What the task requires: Retype only what runs from the first line of the listing to the line holding "arc[start angle=90, end", both included. Do not retype the pictures.

Dataset section:
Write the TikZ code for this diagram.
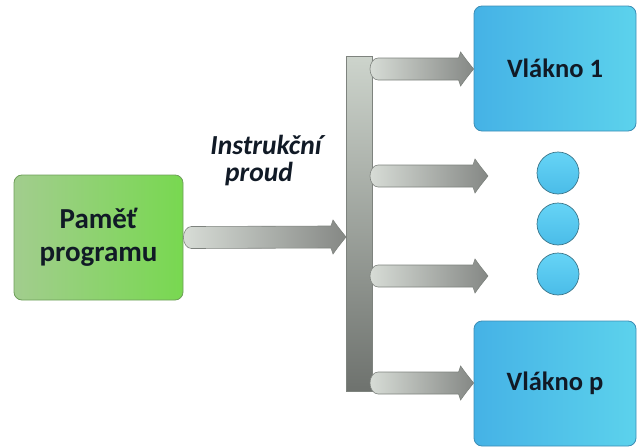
\documentclass[tikz,border=0pt]{standalone}
\usepackage{fontspec}
\setmainfont{Carlito}
\usetikzlibrary{calc}

\definecolor{txt}{HTML}{111A26}
\definecolor{greenL}{HTML}{A2CD8E}
\definecolor{greenR}{HTML}{78D850}
\definecolor{greenB}{HTML}{6E9E5A}
\definecolor{blueL}{HTML}{45B2E6}
\definecolor{blueR}{HTML}{5CD2EC}
\definecolor{blueB}{HTML}{3C8DB5}
\definecolor{dotT}{HTML}{66D4F6}
\definecolor{dotB}{HTML}{4ABCE8}
\definecolor{dotE}{HTML}{3A7488}
\definecolor{pipeL}{HTML}{D7DCD6}
\definecolor{pipeR}{HTML}{858885}
\definecolor{pipeE}{HTML}{7E837E}
\definecolor{barT}{HTML}{CDD4CC}
\definecolor{barB}{HTML}{6E726E}

\tikzset{
  box/.style={rounded corners=8pt, draw=#1, line width=0.8pt, minimum width=162pt,
    minimum height=125pt, font=\bfseries\fontsize{26.5}{29}\selectfont, text=txt, align=center},
  threadbox/.style={box=blueB, left color=blueL, right color=blueR},
  memorybox/.style={box=greenB, left color=greenL, right color=greenR,
    minimum width=169pt, minimum height=125pt,
    font=\bfseries\fontsize{29}{33}\selectfont},
  dot/.style={circle, minimum size=42pt, inner sep=0pt, draw=dotE, line width=0.7pt,
    top color=dotT, bottom color=dotB},
  pipe/.style={draw=pipeE, line width=0.6pt, left color=pipeL, right color=pipeR},
  label/.style={font=\bfseries\itshape\fontsize{27.5}{30}\selectfont, text=txt}
}

% thick arrow from coordinate #1 to coordinate #2 (same height), shaft half-height 11
\newcommand{\fatarrow}[2]{%
  \shade[pipe]
    ($(#1)+(0,-11)$) -- ($(#2)+(-15,-11)$) -- ($(#2)+(-13,-17)$)
    .. controls ($(#2)+(-8,-10)$) .. (#2)
    .. controls ($(#2)+(-8,10)$) .. ($(#2)+(-13,17)$)
    -- ($(#2)+(-15,11)$) -- ($(#1)+(0,11)$)
    arc[start angle=90, end angle=270, x radius=8, y radius=11] -- cycle;}

\begin{document}
\begin{tikzpicture}[x=1pt, y=-1pt]
  \useasboundingbox (0,0) rectangle (638,447);

  % nodes
  \node[memorybox] (mem) at (98.5,237.5) {Paměť\\programu};
  \node[threadbox] (t1) at (555,68.5) {Vlákno 1};
  \node[threadbox] (tp) at (555,383.5) {Vlákno p};
  \node[dot] (d1) at (558,173) {};
  \node[dot] (d2) at (558,224) {};
  \node[dot] (d3) at (558,274) {};
  \node[label, anchor=base] (lab1) at (266,154) {Instrukční};
  \node[label, anchor=base] (lab2) at (259,181) {proud};

  % distribution bar
  \shade[draw=pipeE, line width=0.6pt, top color=barT, bottom color=barB]
    (346,56) rectangle (372,391);
  \coordinate (barL) at (346,237);

  % stream into the bar
  \coordinate (s0) at ($(mem.east)+(8,0)$);
  \fatarrow{s0}{barL}

  % branches out of the bar
  \coordinate (b1) at (378,69);
  \coordinate (b2) at (378,176);
  \coordinate (b3) at (378,276);
  \coordinate (b4) at (378,383);
  \coordinate (e1) at (t1.west |- b1);
  \coordinate (e4) at (tp.west |- b4);
  \coordinate (e2) at (488,176);
  \coordinate (e3) at (488,276);
  \fatarrow{b1}{e1}
  \fatarrow{b2}{e2}
  \fatarrow{b3}{e3}
  \fatarrow{b4}{e4}
\end{tikzpicture}
\end{document}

Written response:
Write the TikZ code for this diagram.
\documentclass[tikz,border=0pt]{standalone}
\usepackage{fontspec}
\setmainfont{Carlito}
\usetikzlibrary{calc}

\definecolor{txt}{HTML}{111A26}
\definecolor{greenL}{HTML}{A2CD8E}
\definecolor{greenR}{HTML}{78D850}
\definecolor{greenB}{HTML}{6E9E5A}
\definecolor{blueL}{HTML}{45B2E6}
\definecolor{blueR}{HTML}{5CD2EC}
\definecolor{blueB}{HTML}{3C8DB5}
\definecolor{dotT}{HTML}{66D4F6}
\definecolor{dotB}{HTML}{4ABCE8}
\definecolor{dotE}{HTML}{3A7488}
\definecolor{pipeL}{HTML}{D7DCD6}
\definecolor{pipeR}{HTML}{858885}
\definecolor{pipeE}{HTML}{7E837E}
\definecolor{barT}{HTML}{CDD4CC}
\definecolor{barB}{HTML}{6E726E}

\tikzset{
  box/.style={rounded corners=8pt, draw=#1, line width=0.8pt, minimum width=162pt,
    minimum height=125pt, font=\bfseries\fontsize{26.5}{29}\selectfont, text=txt, align=center},
  threadbox/.style={box=blueB, left color=blueL, right color=blueR},
  memorybox/.style={box=greenB, left color=greenL, right color=greenR,
    minimum width=169pt, minimum height=125pt,
    font=\bfseries\fontsize{29}{33}\selectfont},
  dot/.style={circle, minimum size=42pt, inner sep=0pt, draw=dotE, line width=0.7pt,
    top color=dotT, bottom color=dotB},
  pipe/.style={draw=pipeE, line width=0.6pt, left color=pipeL, right color=pipeR},
  label/.style={font=\bfseries\itshape\fontsize{27.5}{30}\selectfont, text=txt}
}

% thick arrow from coordinate #1 to coordinate #2 (same height), shaft half-height 11
\newcommand{\fatarrow}[2]{%
  \shade[pipe]
    ($(#1)+(0,-11)$) -- ($(#2)+(-15,-11)$) -- ($(#2)+(-13,-17)$)
    .. controls ($(#2)+(-8,-10)$) .. (#2)
    .. controls ($(#2)+(-8,10)$) .. ($(#2)+(-13,17)$)
    -- ($(#2)+(-15,11)$) -- ($(#1)+(0,11)$)
    arc[start angle=90, end angle=270, x radius=8, y radius=11] -- cycle;}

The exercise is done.